Beloved for its unique mix of vibrant urban culture and natural beauty, the country is lifting its tight regulations on foreign tourists, according to a tweet Thursday from Taro Kono, Japan's minister of digital affairs.
"Finally, Japan will reopen the border," the tweet said. "Visa waiver is back, no daily limit and free individual visits."
The new policies start on Oct. 11.
"We will lift the ceiling of the number of entrants into Japan, lift the ban on individual travel and lift the ban over visa-less travel," Prime Minister Fumio Kishida said Thursday at a news conference in New York City, where he was attending the UN General Assembly meeting.
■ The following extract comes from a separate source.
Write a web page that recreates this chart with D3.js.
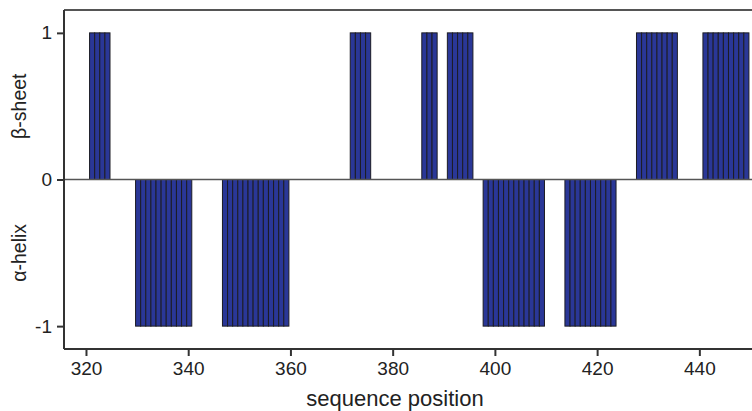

Elaborating on the lifting of restrictions, Kishida said that "on the same day, we plan to launch a campaign to offer domestic travel discounts and event discounts to residents of Japan and hope that many citizens will take advantage of the offer to support the hotel, travel and entertainment sectors that have suffered enormous blows during the pandemic."
The move marks a significant policy shift after nearly 2 1/2 years of strict COVID restrictions on who could enter the country and under what circumstances.
Those restrictions have included caps on the daily number of arrivals allowed, tight testing rules for the coronavirus, and requirements to join tour groups to visit.